→ **Goal**
Return the number of lines that include the string "this", without any other text.

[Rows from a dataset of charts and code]
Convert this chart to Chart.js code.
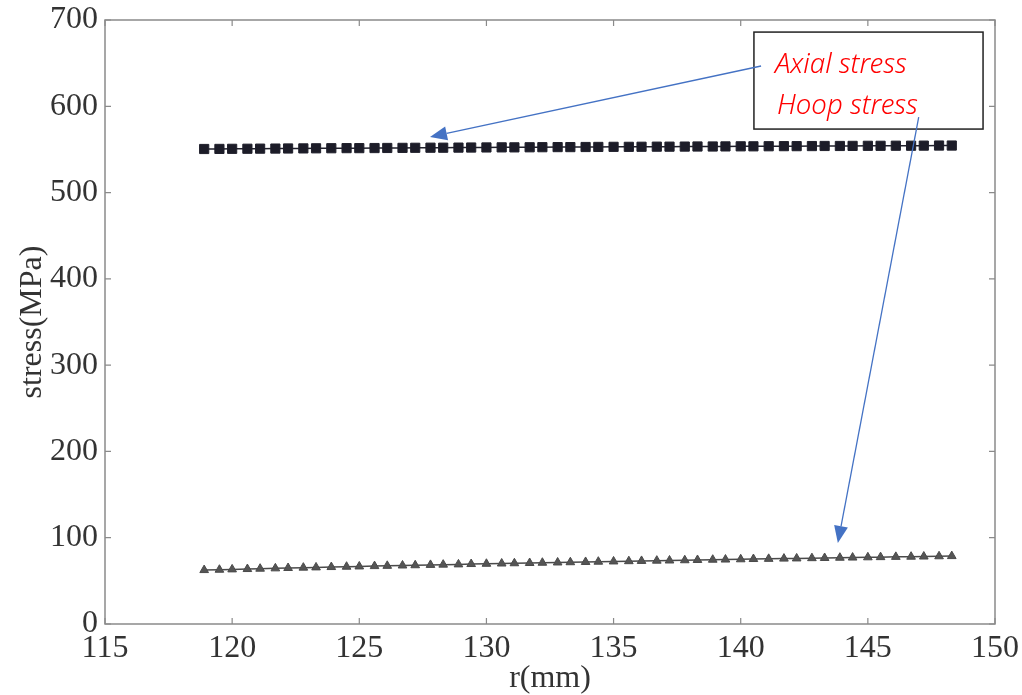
<!DOCTYPE html>
<html>
<head>
<meta charset="utf-8">
<script src="https://cdn.jsdelivr.net/npm/chart.js@4/dist/chart.umd.min.js"></script>
<style>
html,body{margin:0;padding:0;background:#fff;}
#wrap{width:1022px;height:695px;}
</style>
</head>
<body>
<div id="wrap"><canvas id="c" width="1022" height="695"></canvas></div>
<script>
// r (mm)
const rValues = [118.9,119.5,120.0,120.6,121.1,121.7,122.2,122.8,123.3,123.9,
  124.5,125.0,125.6,126.1,126.7,127.2,127.8,128.3,128.9,129.4,
  130.0,130.6,131.1,131.7,132.2,132.8,133.3,133.9,134.4,135.0,
  135.6,136.1,136.7,137.2,137.8,138.3,138.9,139.4,140.0,140.5,
  141.1,141.7,142.2,142.8,143.3,143.9,144.4,145.0,145.5,146.1,
  146.7,147.2,147.8,148.3];
// Axial stress (MPa)
const axialStress = [550.5,550.6,550.7,550.8,550.9,551.0,551.1,551.2,551.3,551.4,
  551.5,551.5,551.6,551.7,551.8,551.9,552.0,552.0,552.1,552.2,
  552.3,552.4,552.4,552.5,552.6,552.7,552.7,552.8,552.9,553.0,
  553.0,553.1,553.2,553.2,553.3,553.4,553.4,553.5,553.6,553.6,
  553.7,553.8,553.8,553.9,554.0,554.0,554.1,554.2,554.2,554.3,
  554.3,554.4,554.5,554.5];
// Hoop stress (MPa)
const hoopStress = [62.5,62.9,63.3,63.7,64.1,64.5,64.9,65.3,65.6,66.0,
  66.4,66.7,67.1,67.4,67.8,68.1,68.5,68.8,69.1,69.5,
  69.8,70.1,70.4,70.7,71.0,71.3,71.6,71.9,72.2,72.5,
  72.8,73.1,73.4,73.6,73.9,74.2,74.5,74.7,75.0,75.3,
  75.5,75.8,76.0,76.3,76.5,76.8,77.0,77.3,77.5,77.8,
  78.0,78.2,78.5,78.7];
const xTicks = [115,120,125,130,135,140,145,150];
const yTicks = [0,100,200,300,400,500,600,700];
const seriesNames = ['Axial stress','Hoop stress'];
const xTitle = 'r(mm)';
const yTitle = 'stress(MPa)';
// annotation anchors in data coordinates
const legendBox = {x1:140.52, y1:686, x2:149.53, y2:573.6};
const arrowAxial = {from:[140.8,646.7], to:[127.78,564.4]};
const arrowHoop = {from:[147.0,587.5], to:[143.82,93.9]};

const serif = "'Liberation Serif','Times New Roman',serif";

const frame = {
  id:'frame',
  afterDraw(chart){
    const {ctx, chartArea:a, scales:{x,y}} = chart;
    ctx.save();
    ctx.strokeStyle = '#8a8a8a';
    ctx.lineWidth = 1.5;
    ctx.strokeRect(a.left, a.top, a.right-a.left, a.bottom-a.top);
    ctx.lineWidth = 1.2;
    const tl = 6;
    xTicks.forEach(v=>{
      const px = x.getPixelForValue(v);
      ctx.beginPath();
      ctx.moveTo(px,a.bottom); ctx.lineTo(px,a.bottom-tl);
      ctx.moveTo(px,a.top); ctx.lineTo(px,a.top+tl);
      ctx.stroke();
    });
    yTicks.forEach(v=>{
      const py = y.getPixelForValue(v);
      ctx.beginPath();
      ctx.moveTo(a.left,py); ctx.lineTo(a.left+tl,py);
      ctx.moveTo(a.right,py); ctx.lineTo(a.right-tl,py);
      ctx.stroke();
    });
    // annotation box
    const bx1 = x.getPixelForValue(legendBox.x1), by1 = y.getPixelForValue(legendBox.y1);
    const bx2 = x.getPixelForValue(legendBox.x2), by2 = y.getPixelForValue(legendBox.y2);
    ctx.fillStyle = '#fff';
    ctx.fillRect(bx1,by1,bx2-bx1,by2-by1);
    ctx.strokeStyle = '#222';
    ctx.lineWidth = 1.5;
    ctx.strokeRect(bx1,by1,bx2-bx1,by2-by1);
    ctx.fillStyle = '#ff0000';
    ctx.font = "italic 300 28px 'Noto Sans', sans-serif";
    ctx.textBaseline = 'alphabetic';
    ctx.textAlign = 'left';
    const fitText = (t, px, py, w) => {
      const m = ctx.measureText(t).width;
      ctx.save();
      ctx.translate(px, py);
      ctx.scale(w/m, 1);
      ctx.fillText(t, 0, 0);
      ctx.restore();
    };
    fitText(seriesNames[0], bx1+21, by1+41, 132);
    fitText(seriesNames[1], bx1+23, by1+82, 141);
    // arrows
    const drawArrow = (ar) => {
      const x0 = x.getPixelForValue(ar.from[0]), y0 = y.getPixelForValue(ar.from[1]);
      const x1 = x.getPixelForValue(ar.to[0]), y1 = y.getPixelForValue(ar.to[1]);
      const ang = Math.atan2(y1-y0, x1-x0);
      const hl = 17, hw = 7;
      const bxp = x1 - hl*Math.cos(ang), byp = y1 - hl*Math.sin(ang);
      ctx.strokeStyle = '#4472c4';
      ctx.fillStyle = '#4472c4';
      ctx.lineWidth = 1.3;
      ctx.beginPath(); ctx.moveTo(x0,y0); ctx.lineTo(bxp,byp); ctx.stroke();
      ctx.beginPath();
      ctx.moveTo(x1,y1);
      ctx.lineTo(bxp + hw*Math.sin(ang), byp - hw*Math.cos(ang));
      ctx.lineTo(bxp - hw*Math.sin(ang), byp + hw*Math.cos(ang));
      ctx.closePath(); ctx.fill();
    };
    drawArrow(arrowAxial);
    drawArrow(arrowHoop);
    ctx.restore();
  }
};

new Chart(document.getElementById('c'), {
  type:'line',
  data:{
    datasets:[
      {label:seriesNames[0], data:rValues.map((r,i)=>({x:r,y:axialStress[i]})),
       borderColor:'#20202c', backgroundColor:'#1c1c28', borderWidth:1.5,
       pointStyle:'rect', pointRadius:6.5, pointBorderWidth:1, pointBorderColor:'#20202c'},
      {label:seriesNames[1], data:rValues.map((r,i)=>({x:r,y:hoopStress[i]})),
       borderColor:'#4a4a4a', backgroundColor:'#555', borderWidth:1.5,
       pointStyle:'triangle', pointRadius:5, pointBorderWidth:1, pointBorderColor:'#4a4a4a'}
    ]
  },
  options:{
    responsive:false, animation:false, devicePixelRatio:1,
    layout:{padding:{top:20,right:27,left:0,bottom:0}},
    plugins:{legend:{display:false}, tooltip:{enabled:false}},
    scales:{
      x:{type:'linear', min:115, max:150,
        afterBuildTicks:(s)=>{s.ticks = xTicks.map(v=>({value:v}));},
        afterFit:(s)=>{s.height = 71; s.paddingLeft = 0; s.paddingRight = 0; s.paddingTop = 0; s.paddingBottom = 0;},
        grid:{display:false, drawTicks:false}, border:{display:false},
        ticks:{color:'#333', padding:5, maxRotation:0, autoSkip:false, font:{family:serif,size:32}},
        title:{display:true, text:xTitle, color:'#333', padding:{top:0,bottom:0}, font:{family:serif,size:32,lineHeight:1}}
      },
      y:{type:'linear', min:0, max:700,
        afterBuildTicks:(s)=>{s.ticks = yTicks.map(v=>({value:v}));},
        afterFit:(s)=>{s.width = 105; s.paddingLeft = 0; s.paddingRight = 0; s.paddingTop = 0; s.paddingBottom = 0;},
        grid:{display:false, drawTicks:false}, border:{display:false},
        ticks:{color:'#333', padding:7, autoSkip:false, font:{family:serif,size:32}},
        title:{display:true, text:yTitle, color:'#333', padding:{top:17,bottom:0}, font:{family:serif,size:32,lineHeight:1}}
      }
    }
  },
  plugins:[frame]
});
</script>
</body>
</html>
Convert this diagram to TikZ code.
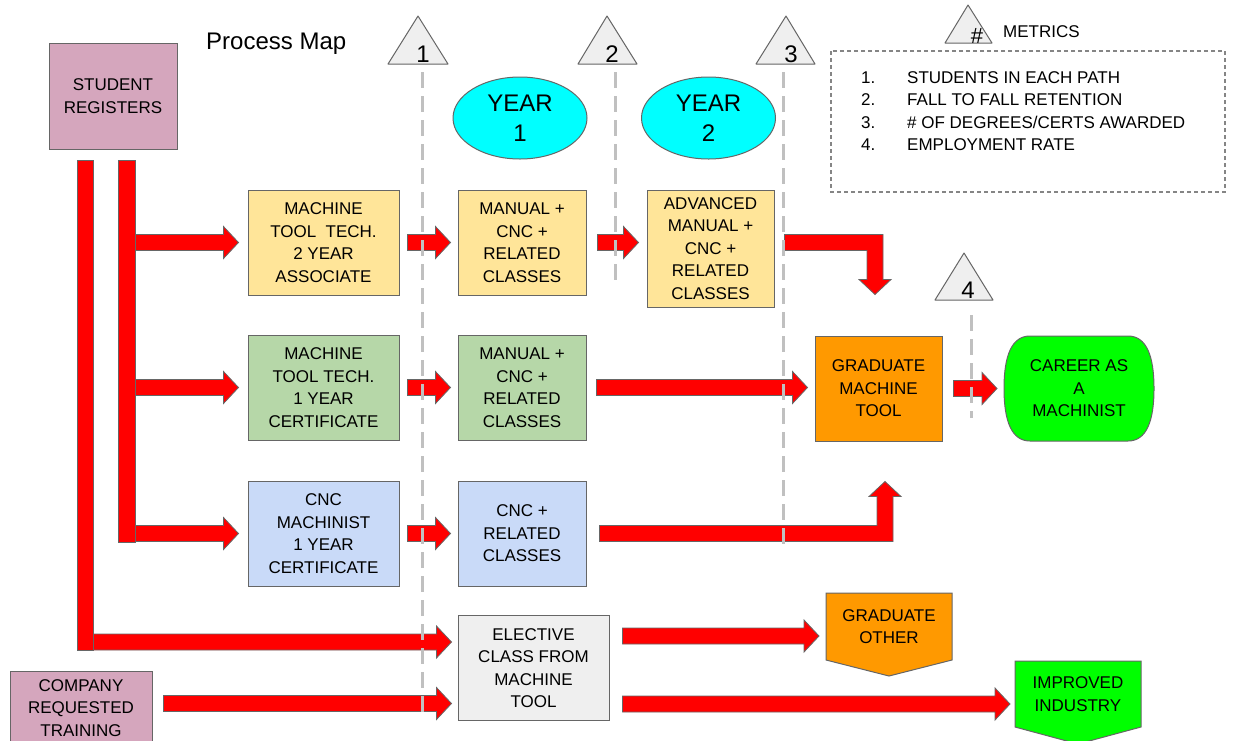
\documentclass[tikz,border=0pt]{standalone}
\usepackage{fontspec}
\setmainfont{Liberation Sans}
\usetikzlibrary{calc,shapes.geometric}
\definecolor{pinkbox}{HTML}{D5A6BD}
\definecolor{yelbox}{HTML}{FFE599}
\definecolor{grnbox}{HTML}{B6D7A8}
\definecolor{blubox}{HTML}{C9DAF8}
\definecolor{grybox}{HTML}{EFEFEF}
\definecolor{orgbox}{HTML}{FF9900}
\definecolor{limebox}{HTML}{00FF00}
\definecolor{cyanbox}{HTML}{00FFFF}
\definecolor{edgec}{HTML}{666666}
\definecolor{dashgray}{HTML}{C0C0C0}
\definecolor{arrowred}{HTML}{FF0000}
\newcommand\boxfont{\fontsize{17}{22.5}\selectfont}
\newcommand\bigfont{\fontsize{24}{30}\selectfont}
\tikzset{
  box/.style={draw=edgec, line width=1pt, inner sep=0pt, align=center, font=\boxfont},
  txt/.style={inner sep=0pt, align=center, font=\boxfont},
  barrow/.style={fill=arrowred, draw=edgec, line width=0.8pt},
  guide/.style={draw=dashgray, line width=3pt, dash pattern=on 16pt off 8pt},
  tri/.style={draw=edgec, fill=grybox, line width=1pt, line join=round},
  yearell/.style={ellipse, draw=edgec, fill=cyanbox, line width=1pt, minimum width=134pt, minimum height=82pt, inner sep=0pt, align=center, font=\bigfont},
}
% horizontal block arrow: #1 start, #2 tip (row height taken from tip)
\newcommand\harr[2]{%
  \path[barrow] let \p1=#1, \p2=#2 in
    (\x1,\y2+8pt) -- (\x2-15pt,\y2+8pt) -- (\x2-15pt,\y2+16pt) -- (\x2,\y2)
    -- (\x2-15pt,\y2-16pt) -- (\x2-15pt,\y2-8pt) -- (\x1,\y2-8pt) -- cycle;}
\begin{document}
\begin{tikzpicture}[x=1pt,y=-1pt]
\useasboundingbox (0,0) rectangle (1233,740);
\fill[white] (0,0) rectangle (1233,740);
\clip (0,0) rectangle (1233,740);

\node[anchor=base west, inner sep=0pt, font=\fontsize{24}{28}\selectfont] (title) at (206,49) {Process Map};

% ---- boxes
\node[box, fill=pinkbox, minimum width=128pt, minimum height=106pt] (reg) at (113,96) {STUDENT\\REGISTERS};
\node[box, fill=pinkbox, minimum width=142pt, minimum height=74pt] (comp) at (81,708) {COMPANY\\REQUESTED\\TRAINING};

\node[box, fill=yelbox, minimum width=151pt, minimum height=105pt] (mt2) at (323.5,242.5) {MACHINE\\TOOL~~TECH.\\2 YEAR\\ASSOCIATE};
\node[box, fill=yelbox, minimum width=128pt, minimum height=105pt] (man1) at (522,242.5) {MANUAL +\\CNC +\\RELATED\\CLASSES};
\node[box, fill=yelbox, minimum width=127pt, minimum height=117pt] (adv) at (710.5,248.5) {ADVANCED\\MANUAL +\\CNC +\\RELATED\\CLASSES};

\node[box, fill=grnbox, minimum width=151pt, minimum height=105pt] (mt1) at (323.5,387.5) {MACHINE\\TOOL TECH.\\1 YEAR\\CERTIFICATE};
\node[box, fill=grnbox, minimum width=128pt, minimum height=105pt] (man2) at (522,387.5) {MANUAL +\\CNC +\\RELATED\\CLASSES};
\node[box, fill=orgbox, minimum width=127pt, minimum height=105pt] (grad) at (878.5,388.5) {GRADUATE\\MACHINE\\TOOL};

\node[box, fill=blubox, minimum width=151pt, minimum height=105pt] (cncm) at (323.5,533.5) {CNC\\MACHINIST\\1 YEAR\\CERTIFICATE};
\node[box, fill=blubox, minimum width=128pt, minimum height=105pt] (cncr) at (522,533.5) {CNC +\\RELATED\\CLASSES};

\node[box, fill=grybox, minimum width=151pt, minimum height=105pt] (elec) at (533.5,668) {ELECTIVE\\CLASS FROM\\MACHINE\\TOOL};

\node[yearell] (y1) at (520,118) {YEAR\\1};
\node[yearell] (y2) at (708.5,118) {YEAR\\2};

% career shape
\draw[draw=edgec, fill=limebox, line width=1pt]
  (1030,336) -- (1128,336) .. controls (1146,336) and (1154,355) .. (1154,388.5)
  .. controls (1154,422) and (1146,441) .. (1128,441) -- (1030,441)
  .. controls (1012,441) and (1004,422) .. (1004,388.5)
  .. controls (1004,355) and (1012,336) .. (1030,336) -- cycle;
\node[txt] (career) at (1079,388.5) {CAREER AS\\A\\MACHINIST};
\coordinate (careerW) at (1004,388.5);

% off-page shapes
\draw[draw=edgec, fill=orgbox, line width=1pt] (826,593) -- (952,593) -- (952,660) -- (889,676) -- (826,660) -- cycle;
\node[txt] (gother) at (889,626.5) {GRADUATE\\OTHER};
\draw[draw=edgec, fill=limebox, line width=1pt] (1015,661) -- (1141,661) -- (1141,727) -- (1078,744) -- (1015,727) -- cycle;
\node[txt] (impr) at (1078,694) {IMPROVED\\INDUSTRY};

% ---- spines
\node[barrow, minimum width=16pt, minimum height=490pt, inner sep=0pt] (spineA) at (85,405) {};
\node[barrow, minimum width=17pt, minimum height=382pt, inner sep=0pt] (spineB) at (126.5,351) {};

% ---- block arrows
\harr{(spineB.east |- mt2)}{($(mt2.west)+(-9,0)$)}
\harr{(spineB.east |- mt1)}{($(mt1.west)+(-9,0)$)}
\harr{(spineB.east |- cncm)}{($(cncm.west)+(-9,0)$)}
\harr{($(mt2.east)+(8,0)$)}{($(man1.west)+(-7,0)$)}
\harr{($(man1.east)+(11,0)$)}{($(adv.west |- man1)+(-8,0)$)}
\harr{($(mt1.east)+(8,0)$)}{($(man2.west)+(-7,0)$)}
\harr{($(man2.east)+(10,0)$)}{($(grad.west |- man2)+(-7,0)$)}
\harr{($(grad.east)+(11,0)$)}{($(careerW)+(-7,0)$)}
\harr{($(cncm.east)+(8,0)$)}{($(cncr.west)+(-7,0)$)}
\coordinate (elA) at ($(elec.west)+(-6,-26)$);
\coordinate (elB) at ($(elec.west)+(-6,35.5)$);
\harr{(spineA.east |- elA)}{(elA)}
\harr{($(comp.east)+(11,0)$)}{(elB)}
\coordinate (goT) at (819,636);
\coordinate (imT) at (1010,704);
\harr{($(elec.east)+(13,0)$)}{(goT)}
\harr{($(elec.east)+(13,0)$)}{(imT)}

% bent arrow: advanced -> graduate (down)
\path[barrow] let \p1=($(adv.east |- man1)+(10,0)$), \p2=($(grad.north)+(-3.5,-41)$) in
  (\x1,\y1+8pt) -- (\x2+8pt,\y1+8pt) -- (\x2+8pt,\y2+15pt) -- (\x2+16pt,\y2+15pt) -- (\x2,\y2)
  -- (\x2-16pt,\y2+15pt) -- (\x2-8pt,\y2+15pt) -- (\x2-8pt,\y1-8pt) -- (\x1,\y1-8pt) -- cycle;
% bent arrow: cnc related -> graduate (up)
\path[barrow] let \p1=($(cncr.east)+(13,0)$), \p2=($(grad.south)+(6.5,40)$) in
  (\x1,\y1+8pt) -- (\x2-8pt,\y1+8pt) -- (\x2-8pt,\y2-15pt) -- (\x2-16pt,\y2-15pt) -- (\x2,\y2)
  -- (\x2+16pt,\y2-15pt) -- (\x2+8pt,\y2-15pt) -- (\x2+8pt,\y1-8pt) -- (\x1,\y1-8pt) -- cycle;

% ---- dashed metric guides
\draw[guide] (422,72) -- (422,718);
\draw[guide] (615,72) -- (615,285);
\draw[guide] (783,72) -- (783,550);
\draw[guide] (971,315) -- (971,418);

% ---- triangles
\draw[tri] (418,16) -- (448,64) -- (388,64) -- cycle;
\node[anchor=base, inner sep=0pt, font=\bigfont] (t1) at (423,62) {1};
\draw[tri] (607,16) -- (637,64) -- (578,64) -- cycle;
\node[anchor=base, inner sep=0pt, font=\bigfont] (t2) at (612,62) {2};
\draw[tri] (786,16) -- (815,64) -- (756,64) -- cycle;
\node[anchor=base, inner sep=0pt, font=\bigfont] (t3) at (791,62) {3};
\draw[tri] (964,253) -- (993,300) -- (935,300) -- cycle;
\node[anchor=base, inner sep=0pt, font=\bigfont] (t4) at (968,298) {4};

% ---- metrics legend
\draw[tri] (968,5) -- (992,43) -- (945,43) -- cycle;
\node[anchor=base, inner sep=0pt, font=\fontsize{22}{26}\selectfont] (thash) at (977,43) {\#};
\node[anchor=base west, inner sep=0pt, font=\boxfont] (mtitle) at (1003,37) {METRICS};
\draw[draw=edgec!80, line width=1.2pt, dash pattern=on 4pt off 3pt] (831,51) rectangle (1225,192);
\node[anchor=base west, inner sep=0pt, font=\boxfont] (n1) at (861,83) {1.};
\node[anchor=base west, inner sep=0pt, font=\boxfont] (l1) at (907,83) {STUDENTS IN EACH PATH};
\node[anchor=base west, inner sep=0pt, font=\boxfont] (n2) at (861,105.5) {2.};
\node[anchor=base west, inner sep=0pt, font=\boxfont] (l2) at (907,105.5) {FALL TO FALL RETENTION};
\node[anchor=base west, inner sep=0pt, font=\boxfont] (n3) at (861,128) {3.};
\node[anchor=base west, inner sep=0pt, font=\boxfont] (l3) at (907,128) {\# OF DEGREES/CERTS AWARDED};
\node[anchor=base west, inner sep=0pt, font=\boxfont] (n4) at (861,150.5) {4.};
\node[anchor=base west, inner sep=0pt, font=\boxfont] (l4) at (907,150.5) {EMPLOYMENT RATE};
\end{tikzpicture}
\end{document}
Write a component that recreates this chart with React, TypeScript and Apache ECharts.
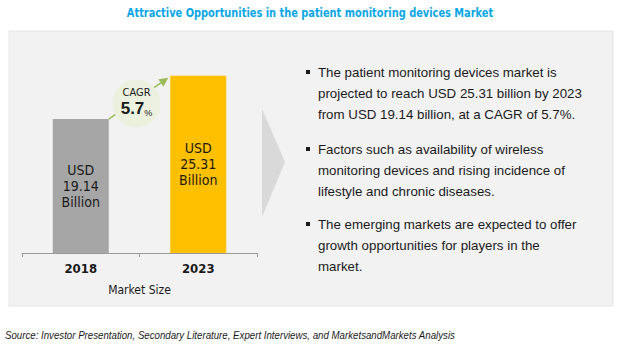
import React, { useEffect, useRef } from "react";
import * as echarts from "echarts";

const title = "Attractive Opportunities in the patient monitoring devices Market";
const categories = ["2018", "2023"];
const marketValues = [19.14, 25.31];
const barColors = ["#a6a6a6", "#ffc000"];
const cagrValue = "5.7";
const axisName = "Market Size";
const bullets = [
  "The patient monitoring devices market is\nprojected to reach USD 25.31 billion by 2023\nfrom USD 19.14 billion, at a CAGR of 5.7%.",
  "Factors such as availability of wireless\nmonitoring devices and rising incidence of\nlifestyle and chronic diseases.",
  "The emerging markets are expected to offer\ngrowth opportunities for players in the\nmarket.",
];
const source =
  "Source: Investor Presentation, Secondary Literature, Expert Interviews, and MarketsandMarkets Analysis";

const NARROW = '"Liberation Sans Narrow", "DejaVu Sans Condensed", "Liberation Sans", sans-serif';
const SANS = '"Liberation Sans", Arial, sans-serif';

export default function App() {
  const ref = useRef<HTMLDivElement>(null);
  useEffect(() => {
    document.body.style.margin = "0";
    if (!ref.current) return;
    const chart = echarts.init(ref.current, null, { renderer: "svg" });
    const baseOption: any = {
      animation: false,
      backgroundColor: "#ffffff",
      grid: { left: 22, right: 364, top: 43, height: 210 },
      xAxis: {
        type: "category",
        data: categories,
        axisLine: { lineStyle: { color: "#9a9a9a", width: 1 } },
        axisTick: { show: true, length: 4, lineStyle: { color: "#9a9a9a" } },
        axisLabel: { color: "#1a1a1a", fontSize: 13, fontWeight: "bold", fontFamily: NARROW, margin: 9 },
        name: axisName,
        nameLocation: "middle",
        nameGap: 31,
        nameTextStyle: { color: "#1a1a1a", fontSize: 12, fontFamily: NARROW },
      },
      yAxis: { type: "value", min: 0, max: 30, show: false, splitLine: { show: false } },
      series: [
        {
          type: "bar",
          barWidth: 56,
          data: marketValues.map((v, i) => ({ value: v, itemStyle: { color: barColors[i] } })),
          label: {
            show: true,
            position: "inside",
            formatter: (p: any) => `USD\n${p.value.toFixed(2)}\nBillion`,
            color: "#1a1a1a",
            fontSize: 14,
            lineHeight: 16,
            fontFamily: NARROW,
          },
          z: 3,
        },
      ],
    };
    chart.setOption(baseOption);

    const p0 = chart.convertToPixel({ seriesIndex: 0 }, [0, marketValues[0]]) as number[];
    const p1 = chart.convertToPixel({ seriesIndex: 0 }, [1, marketValues[1]]) as number[];
    const half = 28;
    const sx = p0[0] + half;
    const sy = p0[1];
    const ex = p1[0] - half - 2;
    const ey = p1[1] + 2;
    const dx = ex - sx;
    const dy = ey - sy;
    const len = Math.sqrt(dx * dx + dy * dy);
    const ux = dx / len;
    const uy = dy / len;
    const ah = 9;
    const aw = 4.5;
    const bx = ex - ux * ah;
    const by = ey - uy * ah;
    const cx = (sx + ex) / 2 - 2;
    const cy = (sy + ey) / 2 + 5;

    const graphics: any[] = [
      {
        type: "rect",
        shape: { x: 9, y: 31, width: 604, height: 275 },
        style: { fill: "#f2f2f2", stroke: "#e6e6e6", lineWidth: 1 },
        z: -10,
        silent: true,
      },
      {
        type: "text",
        x: 310,
        y: 13,
        scaleX: 0.84,
        style: {
          text: title,
          fontSize: 13,
          fontWeight: "bold",
          fontFamily: NARROW,
          fill: "#0aa6e6",
          align: "center",
          verticalAlign: "middle",
        },
      },
      {
        type: "polygon",
        shape: { points: [[262, 109], [285, 162], [262, 217]] },
        style: { fill: "#d9d9d9" },
        z: 1,
      },
      {
        type: "line",
        shape: { x1: sx, y1: sy, x2: bx, y2: by },
        style: { stroke: "#9bbb59", lineWidth: 1.5 },
        z: 5,
      },
      {
        type: "polygon",
        shape: {
          points: [
            [ex, ey],
            [bx - uy * aw, by + ux * aw],
            [bx + uy * aw, by - ux * aw],
          ],
        },
        style: { fill: "#9bbb59" },
        z: 5,
      },
      {
        type: "circle",
        shape: { cx, cy, r: 24 },
        style: { fill: "#ebf1de" },
        z: 10,
      },
      {
        type: "text",
        x: cx,
        y: cy - 2,
        style: {
          text: `{a|CAGR}\n{b|${cagrValue}}{c|%}`,
          align: "center",
          verticalAlign: "middle",
          rich: {
            a: { fontSize: 11, fontFamily: NARROW, fill: "#1a1a1a", lineHeight: 14, align: "center" },
            b: { fontSize: 17, fontWeight: "bold", fontFamily: SANS, fill: "#1a1a1a", lineHeight: 18 },
            c: { fontSize: 9, fontFamily: SANS, fill: "#1a1a1a", lineHeight: 18, verticalAlign: "bottom" },
          },
        },
        z: 11,
      },
      {
        type: "text",
        x: 5,
        y: 335,
        scaleX: 0.88,
        style: {
          text: source,
          fontSize: 11,
          fontStyle: "italic",
          fontFamily: SANS,
          fill: "#1a1a1a",
          verticalAlign: "middle",
        },
      },
    ];
    const blockTops = [62, 139, 214];
    bullets.forEach((b, i) => {
      graphics.push({
        type: "rect",
        shape: { x: 306, y: blockTops[i] + 8, width: 4, height: 4 },
        style: { fill: "#1a1a1a" },
        z: 5,
      });
      graphics.push({
        type: "text",
        x: 318,
        y: blockTops[i],
        style: {
          text: b,
          fontSize: 13.3,
          fontFamily: SANS,
          fill: "#1a1a1a",
          lineHeight: 21,
          verticalAlign: "top",
        },
        z: 5,
      });
    });
    chart.setOption({ graphic: graphics });
    return () => chart.dispose();
  }, []);
  return <div ref={ref} style={{ width: 621, height: 345 }} />;
}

→ **Exercise result**
3